- Exercise aim: Copy exactly the lines from the start of the data below through the one that carries "6.41, 6.41, 6.3, 6.37]", and only those.

— start —

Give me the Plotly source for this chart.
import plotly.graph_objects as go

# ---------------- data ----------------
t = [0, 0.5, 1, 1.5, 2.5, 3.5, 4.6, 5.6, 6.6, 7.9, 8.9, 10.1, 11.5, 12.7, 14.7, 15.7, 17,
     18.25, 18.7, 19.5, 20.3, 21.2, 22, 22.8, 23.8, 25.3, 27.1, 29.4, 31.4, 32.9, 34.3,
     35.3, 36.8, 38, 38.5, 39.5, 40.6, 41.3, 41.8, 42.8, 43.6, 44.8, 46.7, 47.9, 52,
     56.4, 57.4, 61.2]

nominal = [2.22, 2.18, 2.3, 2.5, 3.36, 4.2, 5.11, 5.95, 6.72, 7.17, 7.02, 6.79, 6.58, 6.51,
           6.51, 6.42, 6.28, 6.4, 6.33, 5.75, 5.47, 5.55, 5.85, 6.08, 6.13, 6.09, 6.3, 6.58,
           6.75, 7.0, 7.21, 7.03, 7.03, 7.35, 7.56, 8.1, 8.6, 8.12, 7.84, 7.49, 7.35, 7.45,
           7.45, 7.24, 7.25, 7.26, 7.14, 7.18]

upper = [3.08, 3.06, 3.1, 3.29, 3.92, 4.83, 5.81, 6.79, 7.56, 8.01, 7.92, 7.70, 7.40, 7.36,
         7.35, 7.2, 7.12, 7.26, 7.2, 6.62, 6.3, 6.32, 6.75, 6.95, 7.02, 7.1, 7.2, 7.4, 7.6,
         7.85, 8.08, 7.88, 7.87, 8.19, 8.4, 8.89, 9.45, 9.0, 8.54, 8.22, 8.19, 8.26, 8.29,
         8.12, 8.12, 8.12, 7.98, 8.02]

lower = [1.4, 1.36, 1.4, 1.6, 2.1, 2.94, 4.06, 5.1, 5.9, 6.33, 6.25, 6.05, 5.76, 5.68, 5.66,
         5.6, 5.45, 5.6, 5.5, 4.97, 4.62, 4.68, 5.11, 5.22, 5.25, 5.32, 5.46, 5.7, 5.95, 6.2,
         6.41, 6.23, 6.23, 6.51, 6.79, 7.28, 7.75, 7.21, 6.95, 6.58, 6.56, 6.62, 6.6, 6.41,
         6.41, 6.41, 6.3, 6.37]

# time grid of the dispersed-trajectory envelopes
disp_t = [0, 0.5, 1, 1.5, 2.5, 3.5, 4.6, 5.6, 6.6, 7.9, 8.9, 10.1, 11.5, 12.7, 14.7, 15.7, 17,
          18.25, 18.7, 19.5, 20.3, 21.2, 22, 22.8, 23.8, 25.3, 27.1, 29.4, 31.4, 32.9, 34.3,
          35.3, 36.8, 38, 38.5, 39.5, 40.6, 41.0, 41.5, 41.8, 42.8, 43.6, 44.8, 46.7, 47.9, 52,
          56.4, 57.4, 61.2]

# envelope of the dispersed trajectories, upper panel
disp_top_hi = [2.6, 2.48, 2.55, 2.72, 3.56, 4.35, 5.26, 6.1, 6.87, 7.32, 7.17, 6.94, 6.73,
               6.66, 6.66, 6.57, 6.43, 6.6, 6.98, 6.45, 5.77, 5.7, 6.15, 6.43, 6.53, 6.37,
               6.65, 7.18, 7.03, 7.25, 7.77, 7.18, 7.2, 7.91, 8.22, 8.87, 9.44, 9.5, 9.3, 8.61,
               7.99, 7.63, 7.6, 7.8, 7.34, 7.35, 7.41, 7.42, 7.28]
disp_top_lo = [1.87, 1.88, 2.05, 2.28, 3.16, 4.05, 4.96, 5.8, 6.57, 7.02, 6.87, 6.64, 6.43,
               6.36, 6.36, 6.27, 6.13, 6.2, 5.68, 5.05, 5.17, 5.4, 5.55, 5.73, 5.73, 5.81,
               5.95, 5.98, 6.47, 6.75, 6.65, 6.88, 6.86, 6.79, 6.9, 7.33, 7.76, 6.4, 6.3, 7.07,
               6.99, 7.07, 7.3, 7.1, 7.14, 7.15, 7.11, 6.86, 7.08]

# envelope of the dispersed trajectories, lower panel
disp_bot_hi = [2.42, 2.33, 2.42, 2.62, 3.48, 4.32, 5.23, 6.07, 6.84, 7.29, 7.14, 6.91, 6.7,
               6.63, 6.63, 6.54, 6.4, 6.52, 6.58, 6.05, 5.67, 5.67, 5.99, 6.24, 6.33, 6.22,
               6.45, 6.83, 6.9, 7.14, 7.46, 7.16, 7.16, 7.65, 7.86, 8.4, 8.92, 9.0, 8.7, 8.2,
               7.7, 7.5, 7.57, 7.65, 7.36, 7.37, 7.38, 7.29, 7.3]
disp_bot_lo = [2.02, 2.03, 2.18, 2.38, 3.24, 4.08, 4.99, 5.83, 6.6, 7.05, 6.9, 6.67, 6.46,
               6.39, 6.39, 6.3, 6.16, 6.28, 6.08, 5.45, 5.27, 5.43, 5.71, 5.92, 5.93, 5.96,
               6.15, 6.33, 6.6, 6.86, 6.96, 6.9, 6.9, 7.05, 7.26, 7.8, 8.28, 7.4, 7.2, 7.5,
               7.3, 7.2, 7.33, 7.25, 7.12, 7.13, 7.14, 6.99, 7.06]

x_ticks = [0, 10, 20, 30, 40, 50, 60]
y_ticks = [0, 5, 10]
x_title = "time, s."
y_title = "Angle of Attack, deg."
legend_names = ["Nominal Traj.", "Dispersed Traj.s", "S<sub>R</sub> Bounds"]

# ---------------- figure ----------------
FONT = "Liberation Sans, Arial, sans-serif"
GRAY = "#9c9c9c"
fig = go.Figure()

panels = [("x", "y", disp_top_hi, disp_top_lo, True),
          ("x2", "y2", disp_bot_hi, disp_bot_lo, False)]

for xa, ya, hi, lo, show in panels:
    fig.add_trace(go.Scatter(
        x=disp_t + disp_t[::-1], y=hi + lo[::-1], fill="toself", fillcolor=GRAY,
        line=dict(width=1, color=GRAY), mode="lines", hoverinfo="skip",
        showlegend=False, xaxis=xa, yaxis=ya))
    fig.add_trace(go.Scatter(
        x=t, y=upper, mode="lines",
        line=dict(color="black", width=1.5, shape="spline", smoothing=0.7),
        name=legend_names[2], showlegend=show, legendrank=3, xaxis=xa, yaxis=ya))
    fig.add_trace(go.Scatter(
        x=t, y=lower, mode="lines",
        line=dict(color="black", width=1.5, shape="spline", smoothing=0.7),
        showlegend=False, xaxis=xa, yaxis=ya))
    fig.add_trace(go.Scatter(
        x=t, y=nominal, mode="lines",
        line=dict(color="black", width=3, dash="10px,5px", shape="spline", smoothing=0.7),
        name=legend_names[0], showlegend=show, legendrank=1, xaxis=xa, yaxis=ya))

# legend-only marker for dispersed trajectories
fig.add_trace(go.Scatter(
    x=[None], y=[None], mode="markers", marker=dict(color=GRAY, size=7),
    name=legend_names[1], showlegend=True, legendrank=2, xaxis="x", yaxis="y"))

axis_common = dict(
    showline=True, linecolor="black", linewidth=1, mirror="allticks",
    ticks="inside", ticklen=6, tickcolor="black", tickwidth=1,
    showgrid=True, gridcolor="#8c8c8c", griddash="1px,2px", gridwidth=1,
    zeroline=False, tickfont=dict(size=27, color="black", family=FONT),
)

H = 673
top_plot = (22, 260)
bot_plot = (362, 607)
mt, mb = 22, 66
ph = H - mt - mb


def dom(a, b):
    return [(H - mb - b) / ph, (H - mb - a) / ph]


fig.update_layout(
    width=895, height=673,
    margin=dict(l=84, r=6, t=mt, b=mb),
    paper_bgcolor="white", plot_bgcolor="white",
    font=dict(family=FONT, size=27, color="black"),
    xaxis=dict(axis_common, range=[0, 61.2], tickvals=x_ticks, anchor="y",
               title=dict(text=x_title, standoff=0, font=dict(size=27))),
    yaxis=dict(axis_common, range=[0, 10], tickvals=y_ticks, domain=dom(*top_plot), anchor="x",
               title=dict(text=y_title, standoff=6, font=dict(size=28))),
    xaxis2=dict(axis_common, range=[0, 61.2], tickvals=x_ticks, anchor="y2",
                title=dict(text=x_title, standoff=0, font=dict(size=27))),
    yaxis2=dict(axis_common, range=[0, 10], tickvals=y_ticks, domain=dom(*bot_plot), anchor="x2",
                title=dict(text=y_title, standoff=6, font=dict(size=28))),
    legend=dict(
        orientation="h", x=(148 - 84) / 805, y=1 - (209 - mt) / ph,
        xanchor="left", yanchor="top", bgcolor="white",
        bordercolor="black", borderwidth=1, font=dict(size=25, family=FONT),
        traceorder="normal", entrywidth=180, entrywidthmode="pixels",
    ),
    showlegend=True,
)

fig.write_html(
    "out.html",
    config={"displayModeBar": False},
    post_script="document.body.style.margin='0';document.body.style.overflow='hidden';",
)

— end —

- Reply:
Give me the Plotly source for this chart.
import plotly.graph_objects as go

# ---------------- data ----------------
t = [0, 0.5, 1, 1.5, 2.5, 3.5, 4.6, 5.6, 6.6, 7.9, 8.9, 10.1, 11.5, 12.7, 14.7, 15.7, 17,
     18.25, 18.7, 19.5, 20.3, 21.2, 22, 22.8, 23.8, 25.3, 27.1, 29.4, 31.4, 32.9, 34.3,
     35.3, 36.8, 38, 38.5, 39.5, 40.6, 41.3, 41.8, 42.8, 43.6, 44.8, 46.7, 47.9, 52,
     56.4, 57.4, 61.2]

nominal = [2.22, 2.18, 2.3, 2.5, 3.36, 4.2, 5.11, 5.95, 6.72, 7.17, 7.02, 6.79, 6.58, 6.51,
           6.51, 6.42, 6.28, 6.4, 6.33, 5.75, 5.47, 5.55, 5.85, 6.08, 6.13, 6.09, 6.3, 6.58,
           6.75, 7.0, 7.21, 7.03, 7.03, 7.35, 7.56, 8.1, 8.6, 8.12, 7.84, 7.49, 7.35, 7.45,
           7.45, 7.24, 7.25, 7.26, 7.14, 7.18]

upper = [3.08, 3.06, 3.1, 3.29, 3.92, 4.83, 5.81, 6.79, 7.56, 8.01, 7.92, 7.70, 7.40, 7.36,
         7.35, 7.2, 7.12, 7.26, 7.2, 6.62, 6.3, 6.32, 6.75, 6.95, 7.02, 7.1, 7.2, 7.4, 7.6,
         7.85, 8.08, 7.88, 7.87, 8.19, 8.4, 8.89, 9.45, 9.0, 8.54, 8.22, 8.19, 8.26, 8.29,
         8.12, 8.12, 8.12, 7.98, 8.02]

lower = [1.4, 1.36, 1.4, 1.6, 2.1, 2.94, 4.06, 5.1, 5.9, 6.33, 6.25, 6.05, 5.76, 5.68, 5.66,
         5.6, 5.45, 5.6, 5.5, 4.97, 4.62, 4.68, 5.11, 5.22, 5.25, 5.32, 5.46, 5.7, 5.95, 6.2,
         6.41, 6.23, 6.23, 6.51, 6.79, 7.28, 7.75, 7.21, 6.95, 6.58, 6.56, 6.62, 6.6, 6.41,
         6.41, 6.41, 6.3, 6.37]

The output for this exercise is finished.